Говорит о Фадееве, о том, что тот совмещал в себе несовместимое: понимание того, что такое лит<ерату>ра, с абсолютной верой в правду сталинской политики по отношению к лит<ерату>ре. На банкете по поводу награждения группы сов<етских> писателей орденами в тридцать восьмом году к нему подошел, кажется, Шкловский и сказал, что получено известие о смерти Мандельштама. Фадеев развел руками: “Что ж поделаешь? – И добавил: – Очень большой поэт”.
За чаем Н. Я. произнесла краткую и энергичную речь о международном положении. Положение печальное, но слушать ее было очень смешно.
Да, еще, после обеда что-то говорили о Кузьмине[718]
. Н. Я. была очень легкомысленно настроена и рассказала о нем кучу милых непристойностей. Еще она рассказала о том, что Бонч-Бруевич купил архив Кузьмина у О. Арбениной за очень крупную сумму, так как там были документы, компрометирующие Чичерина. Про А. Эфроса: “Грязное животное. Он как-то принес нам на вокзал свои «Эротические сонеты»[719]. О. Э. очень смущался и всё время просил меня спрятать, чтобы не увидели соседи по купе. Я помню оттуда одну строчку: «И семенем своим забрызгаю весь мир»” (цитировала именно так!).22 июля 1967 г.
Утро. Таня спала, а я сидел на веранде у “стариков”. Разговор шел о вчерашнем нашем разговоре с Е. Я. “Не думайте, – говорила мне Н. Я. – что всё исчерпывалось насилием и приспособлением к нему, нет, громадное колич<ест>во интеллигенции
Я что-то долго говорил о том, что для меня всё же непонятна такая быстрая деформация ценностного индивидуального сознания, что странно было не заметить того, что происходящее не есть продолжение русской демократической традиции, а измена ей, что-то в этом роде. Начали приводить примеры, разговор зашел о людях и свернул в сторону.
Н. Я.: “Женька любит, когда ему читают свежие, только что написанные стишки. У него от них ощущение горячего пирожка”.
25 июля 1967 г.
Сегодня приехала в Верею Н. Е. Штемпель, женщина, к<отор>ая “сопровождает умерших” и, м<ожет> б<ыть>, будет “приветствовать воскресших”. Я очень ей обрадовался. Познакомились мы этой зимой и договорились, что мы с женой приедем к ней в Воронеж в начале мая, но не получилось (не было денег и что-то еще). Н. Е. была огорчена. И вот “нечаянная радость” – мы сидим на веранде у Н. Я. и разговариваем. Н. Я. пересказывает опять свою поездку в Ленинград. Н. Е. ахает, поражается – и начинается долгое обсуждение дела.

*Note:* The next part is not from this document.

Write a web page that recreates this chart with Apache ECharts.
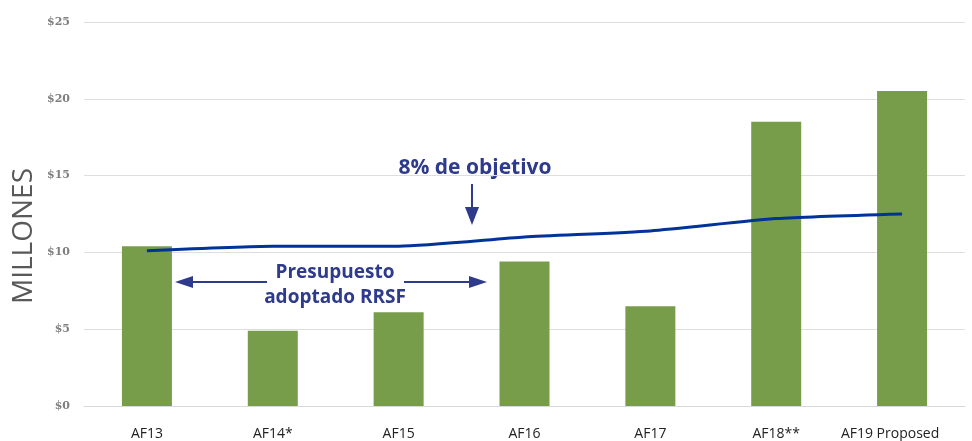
<!DOCTYPE html>
<html>
<head>
<meta charset="utf-8">
<script src="https://cdn.jsdelivr.net/npm/echarts@6/dist/echarts.min.js"></script>
<style>
  html, body { margin: 0; padding: 0; background: #fff; }
  #chart { width: 972px; height: 441px; }
</style>
</head>
<body>
<div id="chart"></div>
<script>
// 数据
var categories = ['AF13', 'AF14*', 'AF15', 'AF16', 'AF17', 'AF18**', 'AF19 Proposed'];
var budgetValues = [10.4, 4.9, 6.1, 9.4, 6.5, 18.5, 20.5];
var targetValues = [10.1, 10.4, 10.4, 11.0, 11.4, 12.2, 12.5];
var yTicks = [0, 5, 10, 15, 20, 25];

var annoColor = '#2E3A8C';

document.addEventListener("DOMContentLoaded", function () {
  var myChart = echarts.init(document.getElementById('chart'));

  // 最后一个标签稍微向左偏移
  var xData = categories.map(function (c, i) {
    if (i === categories.length - 1) {
      return { value: c, textStyle: { padding: [0, 24, 0, 0] } };
    }
    return c;
  });

  var option = {
    animation: false,
    grid: { left: 84, right: 7, top: 22, bottom: 34 },
    xAxis: {
      type: 'category',
      data: xData,
      axisLine: { lineStyle: { color: '#d9d9d9', width: 1 } },
      axisTick: { show: false },
      axisLabel: {
        color: '#222',
        fontSize: 14,
        fontFamily: 'Open Sans',
        margin: 21,
        interval: 0
      }
    },
    yAxis: {
      type: 'value',
      min: yTicks[0],
      max: yTicks[yTicks.length - 1],
      interval: 5,
      axisLine: { show: false },
      axisTick: { show: false },
      axisLabel: {
        formatter: '${value}',
        color: '#7f7f7f',
        fontSize: 11,
        fontWeight: 'bold',
        fontFamily: 'DejaVu Serif',
        margin: 14
      },
      splitLine: { lineStyle: { color: '#dedede', width: 1 } }
    },
    series: [
      {
        type: 'bar',
        data: budgetValues,
        barWidth: 50,
        itemStyle: { color: '#789D4A' }
      },
      {
        type: 'line',
        data: targetValues,
        smooth: 0.2,
        symbol: 'none',
        lineStyle: { color: '#003399', width: 3 }
      }
    ],
    graphic: [
      // 纵轴名称
      {
        type: 'text', x: 24, y: 236, rotation: Math.PI / 2,
        style: {
          text: 'MILLONES', fill: '#595959', align: 'center', verticalAlign: 'middle',
          font: '28px "Open Sans"'
        }
      },
      // 8% de objetivo
      {
        type: 'text', x: 475, y: 168,
        style: {
          text: '8% de objetivo', fill: annoColor, align: 'center', verticalAlign: 'middle',
          font: 'bold 21px "Open Sans"'
        }
      },
      { type: 'line', shape: { x1: 472, y1: 184, x2: 472, y2: 212 }, style: { stroke: annoColor, lineWidth: 2 } },
      { type: 'polygon', shape: { points: [[465, 207], [479, 207], [472, 225]] }, style: { fill: annoColor } },
      // Presupuesto adoptado RRSF
      {
        type: 'text', x: 335, y: 273,
        style: {
          text: 'Presupuesto', fill: annoColor, align: 'center', verticalAlign: 'middle',
          font: 'bold 19px "Open Sans"'
        }
      },
      {
        type: 'text', x: 335, y: 298,
        style: {
          text: 'adoptado RRSF', fill: annoColor, align: 'center', verticalAlign: 'middle',
          font: 'bold 19px "Open Sans"'
        }
      },
      { type: 'line', shape: { x1: 190, y1: 282, x2: 267, y2: 282 }, style: { stroke: annoColor, lineWidth: 2 } },
      { type: 'polygon', shape: { points: [[175, 282], [193, 276], [193, 288]] }, style: { fill: annoColor } },
      { type: 'line', shape: { x1: 404, y1: 282, x2: 472, y2: 282 }, style: { stroke: annoColor, lineWidth: 2 } },
      { type: 'polygon', shape: { points: [[487, 282], [469, 276], [469, 288]] }, style: { fill: annoColor } }
    ]
  };

  myChart.setOption(option);
});
</script>
</body>
</html>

После обеда Н. Я. с Н. Е. приходят к нам. Н. Е., у к<отор>ой феноменальная зрительная память, рассказывает, какая комната была у Мандельштамов в Воронеже. Я расспрашиваю ее, что она помнит о записи стихов. Она вспомнила, как записывала стихи Н. Я., а О. М., заглядывая через ее плечо, проверял; вспомнила, что альбом, к<отор>ый начин<ался> с 1930 г. на белой бумаге, был передан ей на хранение вместе с письмами. Еще она вспомнила, как выглядели автографы, сейчас потерянные. Так, шуточные стишки ей всегда писались на синих конвертах, лежавших на столе О. Э. Н. Я. помнит, что она давала их Харджиеву, но обратно они не вернулись. Н. Е. написала для меня записку о том, что она была свидетелем слов О. Э.: “Списки Нади идут в порядке рукописи”. Это свидетельство важно, если возникнут какие-либо недоразумения.
Вечером Н. Е. рассказывала о Немировском и о Воронежской жизни.
26 июля 1967 г.
Сегодня я наконец напечатал заявку в изд<ательст>во “Сов<етский> писатель” на прозу О. М.